**Aim of the exercise**
Count every line below in which "diagram" occurs, then give only the count.

________________

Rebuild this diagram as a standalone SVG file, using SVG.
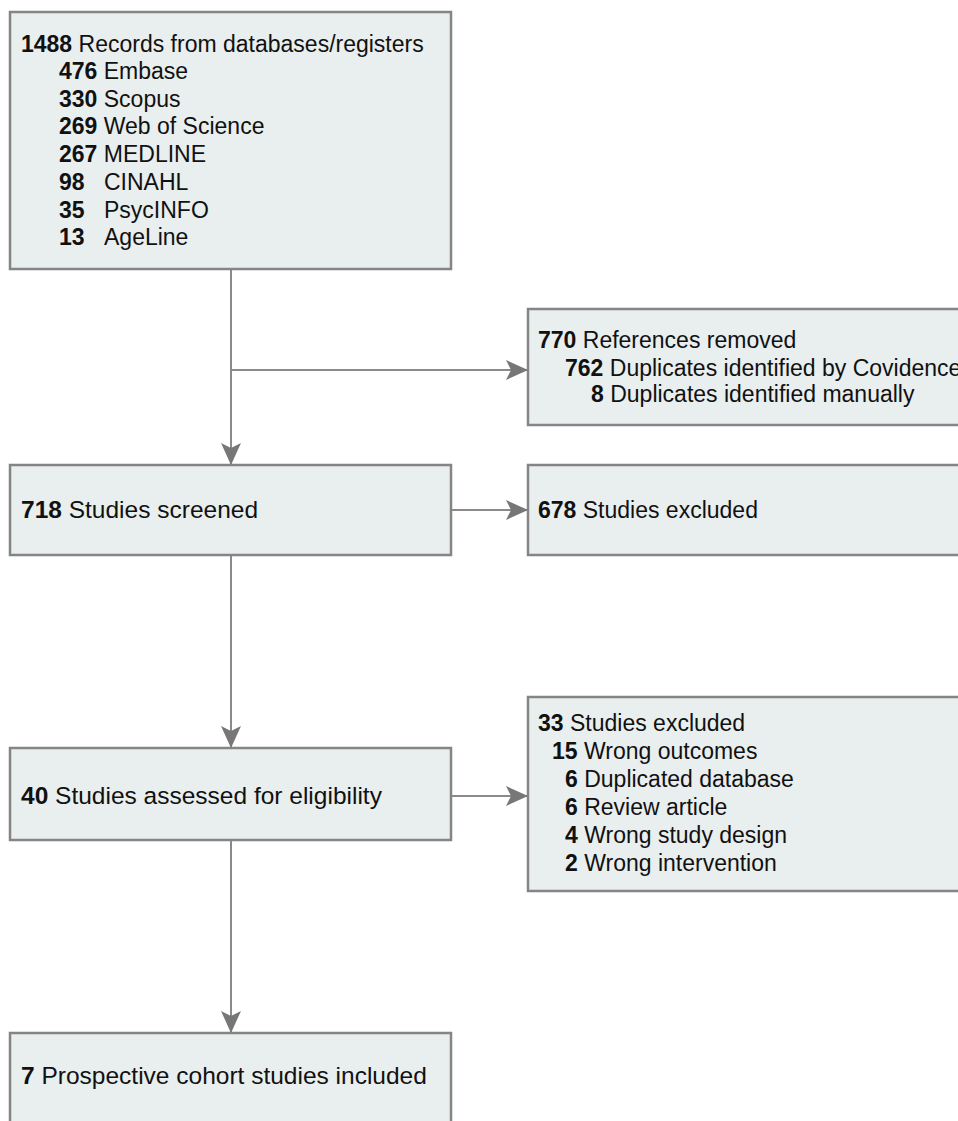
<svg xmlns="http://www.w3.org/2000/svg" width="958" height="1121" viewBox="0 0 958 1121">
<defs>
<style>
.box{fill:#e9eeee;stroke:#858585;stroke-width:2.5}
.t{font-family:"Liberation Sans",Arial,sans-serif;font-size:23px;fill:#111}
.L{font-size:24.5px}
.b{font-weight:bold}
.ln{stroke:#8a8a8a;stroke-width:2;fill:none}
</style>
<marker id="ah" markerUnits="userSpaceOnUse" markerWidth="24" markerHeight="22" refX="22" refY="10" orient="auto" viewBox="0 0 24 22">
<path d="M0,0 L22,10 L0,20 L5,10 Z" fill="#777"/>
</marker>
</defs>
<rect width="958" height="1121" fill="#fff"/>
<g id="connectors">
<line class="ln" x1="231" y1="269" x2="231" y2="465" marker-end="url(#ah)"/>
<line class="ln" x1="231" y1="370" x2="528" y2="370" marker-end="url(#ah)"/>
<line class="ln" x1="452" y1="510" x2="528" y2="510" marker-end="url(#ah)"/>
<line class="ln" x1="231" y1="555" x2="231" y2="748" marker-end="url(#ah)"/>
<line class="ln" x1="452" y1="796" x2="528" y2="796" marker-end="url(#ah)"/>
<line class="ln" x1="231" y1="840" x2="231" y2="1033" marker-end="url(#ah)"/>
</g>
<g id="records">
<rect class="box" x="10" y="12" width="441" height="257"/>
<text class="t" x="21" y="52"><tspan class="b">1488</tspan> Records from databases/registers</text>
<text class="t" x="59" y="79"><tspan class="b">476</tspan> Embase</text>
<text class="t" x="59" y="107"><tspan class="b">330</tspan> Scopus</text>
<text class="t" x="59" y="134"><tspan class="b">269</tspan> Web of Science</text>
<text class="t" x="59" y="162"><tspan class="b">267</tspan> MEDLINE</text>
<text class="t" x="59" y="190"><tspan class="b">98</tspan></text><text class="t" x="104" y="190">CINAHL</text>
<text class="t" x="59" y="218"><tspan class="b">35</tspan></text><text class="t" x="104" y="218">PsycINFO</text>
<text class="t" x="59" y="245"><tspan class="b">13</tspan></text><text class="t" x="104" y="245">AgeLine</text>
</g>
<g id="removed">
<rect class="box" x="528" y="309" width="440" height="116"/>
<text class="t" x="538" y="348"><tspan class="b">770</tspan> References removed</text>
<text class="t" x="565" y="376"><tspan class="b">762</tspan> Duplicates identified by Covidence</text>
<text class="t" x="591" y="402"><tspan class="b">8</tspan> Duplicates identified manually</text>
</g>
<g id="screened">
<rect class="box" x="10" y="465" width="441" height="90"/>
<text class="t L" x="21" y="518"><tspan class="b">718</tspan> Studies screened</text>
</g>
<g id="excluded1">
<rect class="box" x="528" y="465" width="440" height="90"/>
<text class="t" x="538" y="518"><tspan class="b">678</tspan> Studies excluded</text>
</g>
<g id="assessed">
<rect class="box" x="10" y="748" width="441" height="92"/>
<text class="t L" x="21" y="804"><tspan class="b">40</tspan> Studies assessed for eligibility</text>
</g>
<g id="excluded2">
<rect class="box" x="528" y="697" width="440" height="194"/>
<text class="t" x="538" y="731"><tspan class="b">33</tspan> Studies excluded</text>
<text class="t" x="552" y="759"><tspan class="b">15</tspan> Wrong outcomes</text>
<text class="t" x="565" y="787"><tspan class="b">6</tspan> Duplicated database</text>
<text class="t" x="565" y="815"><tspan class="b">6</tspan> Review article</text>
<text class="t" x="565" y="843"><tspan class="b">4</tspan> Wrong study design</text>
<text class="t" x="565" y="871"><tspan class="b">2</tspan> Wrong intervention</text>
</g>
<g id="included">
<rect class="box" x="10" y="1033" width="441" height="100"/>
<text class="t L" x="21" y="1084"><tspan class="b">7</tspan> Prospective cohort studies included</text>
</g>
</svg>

________________

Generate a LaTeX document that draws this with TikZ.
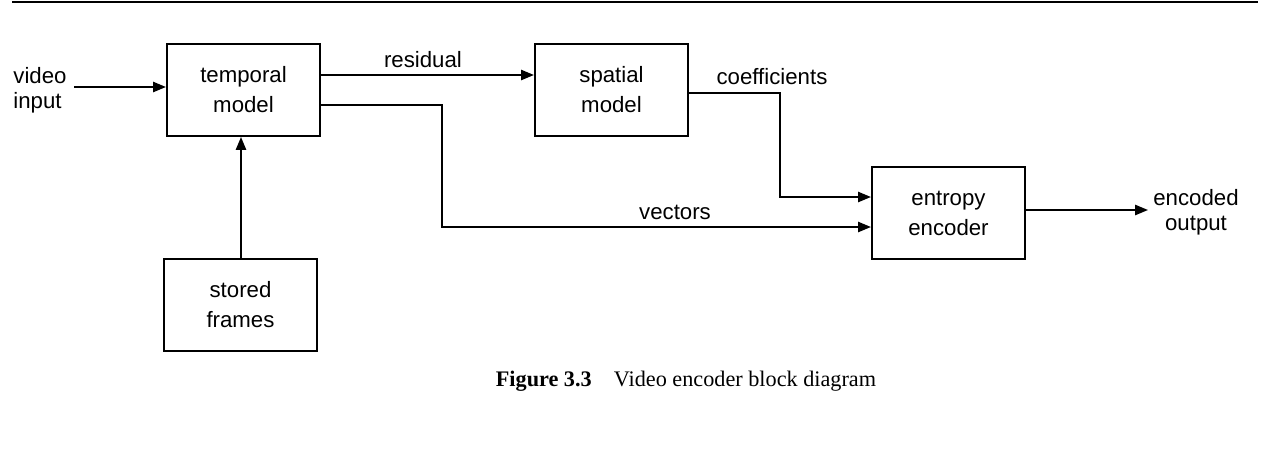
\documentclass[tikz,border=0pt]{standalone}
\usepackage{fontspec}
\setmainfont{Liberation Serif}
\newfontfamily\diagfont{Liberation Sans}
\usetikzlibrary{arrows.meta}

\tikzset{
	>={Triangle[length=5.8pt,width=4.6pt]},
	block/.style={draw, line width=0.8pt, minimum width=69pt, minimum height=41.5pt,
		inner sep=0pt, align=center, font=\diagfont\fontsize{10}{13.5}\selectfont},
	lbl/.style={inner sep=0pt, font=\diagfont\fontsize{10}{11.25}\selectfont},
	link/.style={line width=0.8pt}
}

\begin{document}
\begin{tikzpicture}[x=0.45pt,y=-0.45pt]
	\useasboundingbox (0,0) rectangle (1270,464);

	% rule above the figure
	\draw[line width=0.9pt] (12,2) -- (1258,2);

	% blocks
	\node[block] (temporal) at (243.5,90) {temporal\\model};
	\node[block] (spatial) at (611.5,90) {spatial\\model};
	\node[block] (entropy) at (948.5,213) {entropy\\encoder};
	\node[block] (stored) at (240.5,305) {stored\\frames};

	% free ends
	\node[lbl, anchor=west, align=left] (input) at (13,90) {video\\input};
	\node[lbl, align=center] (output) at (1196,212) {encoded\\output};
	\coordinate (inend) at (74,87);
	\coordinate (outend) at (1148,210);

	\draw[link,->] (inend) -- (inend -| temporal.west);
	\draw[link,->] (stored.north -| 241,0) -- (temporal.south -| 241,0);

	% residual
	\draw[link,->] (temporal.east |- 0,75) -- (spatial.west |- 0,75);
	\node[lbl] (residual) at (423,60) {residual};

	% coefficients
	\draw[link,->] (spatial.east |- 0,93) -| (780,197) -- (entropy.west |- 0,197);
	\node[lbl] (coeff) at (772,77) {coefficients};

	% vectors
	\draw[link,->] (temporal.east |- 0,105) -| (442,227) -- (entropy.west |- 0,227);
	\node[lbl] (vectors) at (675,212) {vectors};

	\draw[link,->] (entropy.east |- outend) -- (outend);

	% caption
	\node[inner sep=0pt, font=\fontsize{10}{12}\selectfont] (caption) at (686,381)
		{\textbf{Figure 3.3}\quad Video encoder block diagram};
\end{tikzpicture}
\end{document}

________________

**Task result**
2